Os casos de ligações de emergência em Nova Iorque por ingestão de produtos de limpeza mais que dobraram nas 18 horas seguintes à recomendação do presidente Trump de injetar desinfetante nos pulmões dos doentes para curar a Covid-19 segundo o centro de controle de envenenamento da cidade.
Foram cerca de 30 ligações de emergência, em comparação os 13 casos do mesmo período do ano passado. A informação é da rede de tevê NBC, dos EUA.
“Derruba o coronavírus em um minuto”, havia asseverado Trump ao prescrever o desinfetante direto nos pulmões dos incautos, em transmissão ao vivo desde a Casa Branca na noite de quinta-feira (23).
“Existe uma maneira de fazer algo assim por injeção por dentro ou quase uma limpeza”, instruiu o “gênio estável” – como ele próprio já se definiu em um momento de modéstia.

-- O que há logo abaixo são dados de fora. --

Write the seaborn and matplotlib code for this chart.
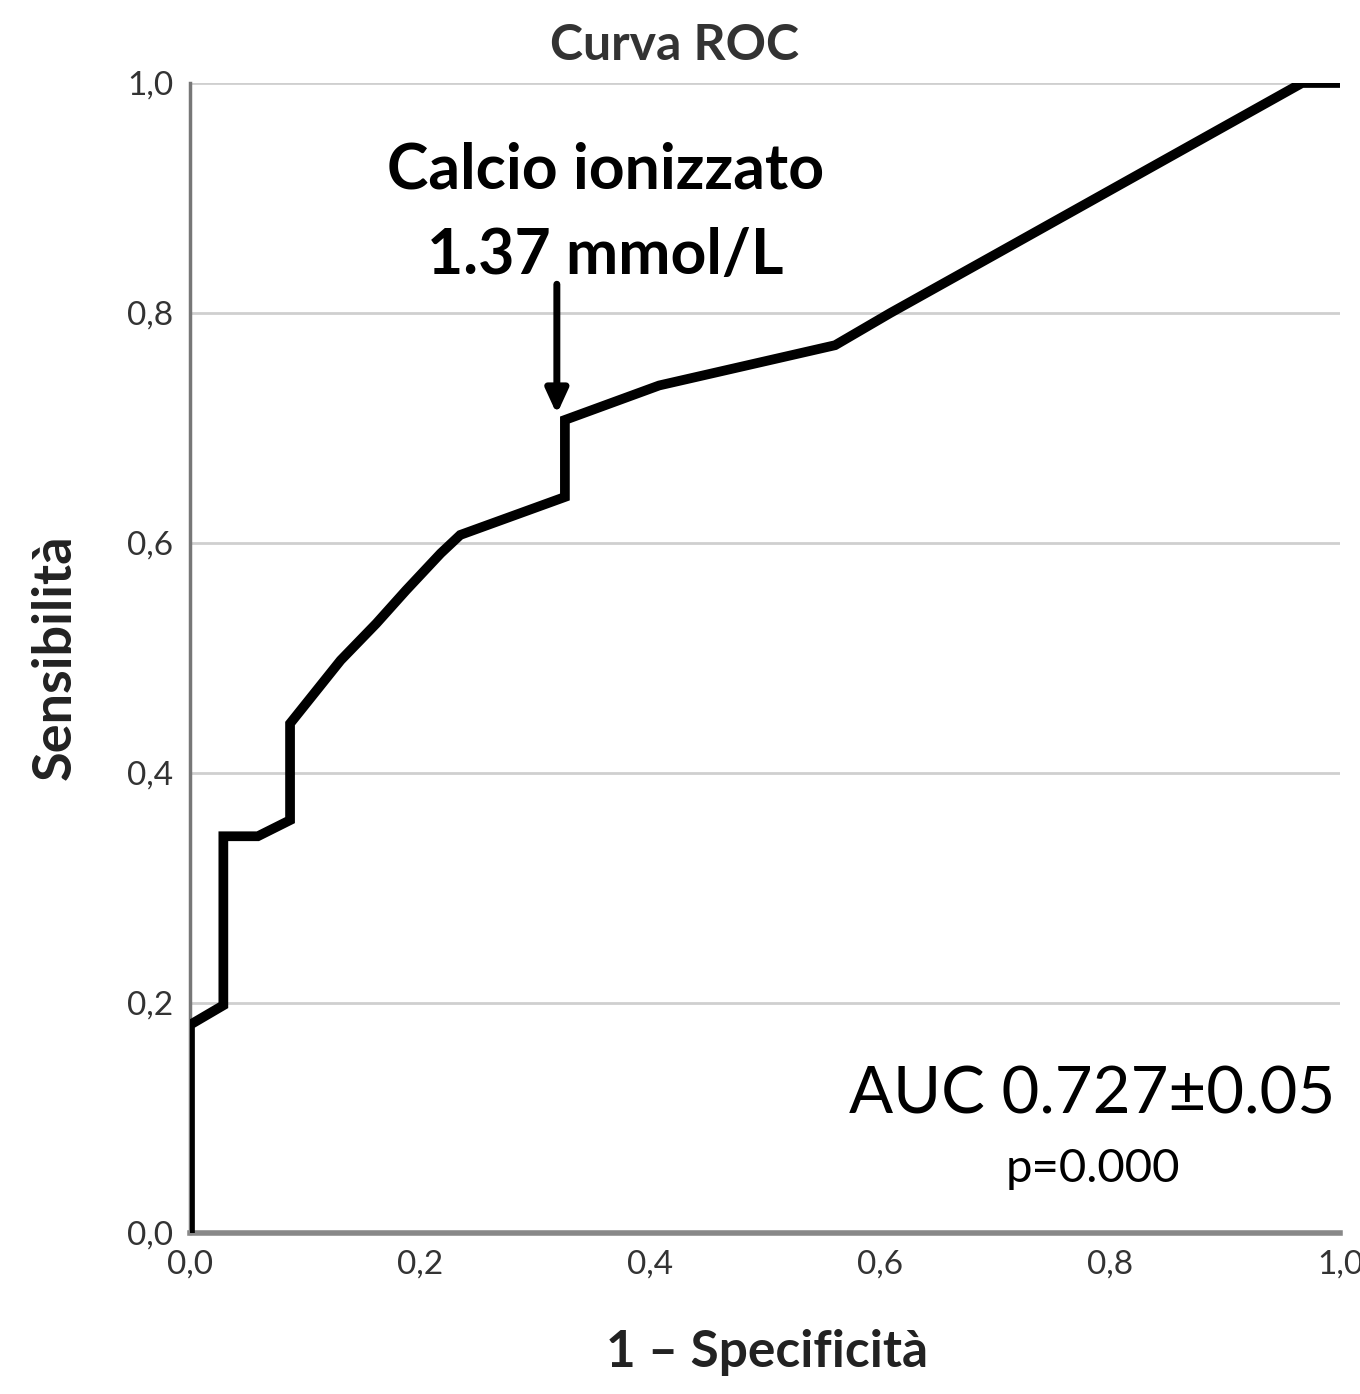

Trump ainda aventou o uso de uma “luz muito forte” contra a Covid-19, possivelmente se referindo à radiação ultravioleta. “Suponha que atingimos o corpo com uma luz tremenda. Isso não foi verificado”.
Antes, em outra incursão na ciência médica, Trump havia feito apologia da cloroquina, uma droga usada contra a malária, para cuidar dos infectados com o novo coronavírus, levando vários hipocondríacos à morte.
Associações de medicina e profissionais da saúde em pânico haviam ido a público alertar as pessoas a não darem ouvidos ao perigoso presidente.
“Essa idéia de injetar no corpo ou ingerir qualquer tipo de produto de limpeza é irresponsável e perigosa”, disse à NBC o diretor Vin Gupta, especialista em saúde pública e especialista em pulmão e em terapia intensiva. “É um método comumente usado por pessoas que querem se matar”, acrescentou.
O desatino também repercutiu mal, muito mal, no exterior. “Da mesma forma, também se imolar com fogo pode ser uma alternativa útil”, ironizou o centro de pesquisa francês Marselha Immunopôle. O método de Trump, enfatizou, “mataria o vírus e os pacientes!”
SARCASMO?
Depois que ficou impossível ignorar a repercussão negativa, Trump remendou que era só “sarcasmo”. Aos que presenciaram a cena, a inusitada prescrição da injeção de desinfetante não pareceu nem um pouco sarcástica, e Trump ainda fez questão de dirigir um comentário à chefe de sua força-tarefa antiCovid-19, Dra. Deborah Birx, que não sabia onde enfiar a cara.
Originalmente, a força-tarefa estava querendo chamar a atenção para o uso de produtos de limpeza domésticos – como água sanitária e álcool isopropílico – para a descontaminação de superfícies, o que foi feito por um cientista do Departamento de Segurança Interna.
Foi aí que Trump resolveu se aventurar na arte da cura e provavelmente deve ter reparado no estupor causado nos infectologistas presentes, pois imediatamente acrescentou que “soa interessante para mim”.
“NÃO BEBA ÁGUA SANITÁRIA”
Ao Washington Post, o diretor de Saúde Global em Emergência Médicas do Centro Médico da Universidade de Columbia, Craig Spencer, disse que a preocupação dele é que “ia morrer gente”. “Pessoas vão pensar que é uma boa ideia. Não é meramente um conselho tirado da manga ou tipo talvez-isso-vá-funcionar. É perigoso”.
“Por favor, não beba ou injete desinfetante”, tuitou Walter Shaub, ex-diretor do escritório federal de questões éticas (OGE) no governo Obama. Dirigindo-se a Trump, conclamou: “pare de transmitir essas conferências de imprensa sobre o coronavírus. Elas estão colocando vidas em risco”.
Por sua vez o ex-secretário do Trabalho do governo Clinton, Robert Reich, denunciou que as conferências de imprensa de Trump são “um perigo para a saúde pública”. Ao público, ele pediu: “Boicote a propaganda. Ouça os especialistas. E por favor não beba desinfetante”.
A médica de pronto-socorro e professora da Universidade de Saúde e Ciência do Oregon, Esther Choo, postou que as recomendações de Trump nas conferências diárias estão ficando cada vez mais bizarras e perigosas.
“Estamos vindo da sugestão de tratamentos não comprovados (hidroxicloroquina) para a de substâncias que sabidamente causam dano (álcool isopropílico, água sanitária). O que virá a seguir?”
E concluiu: “essas são coisas que nós sempre nos preocupamos que as crianças não engulam acidentalmente”.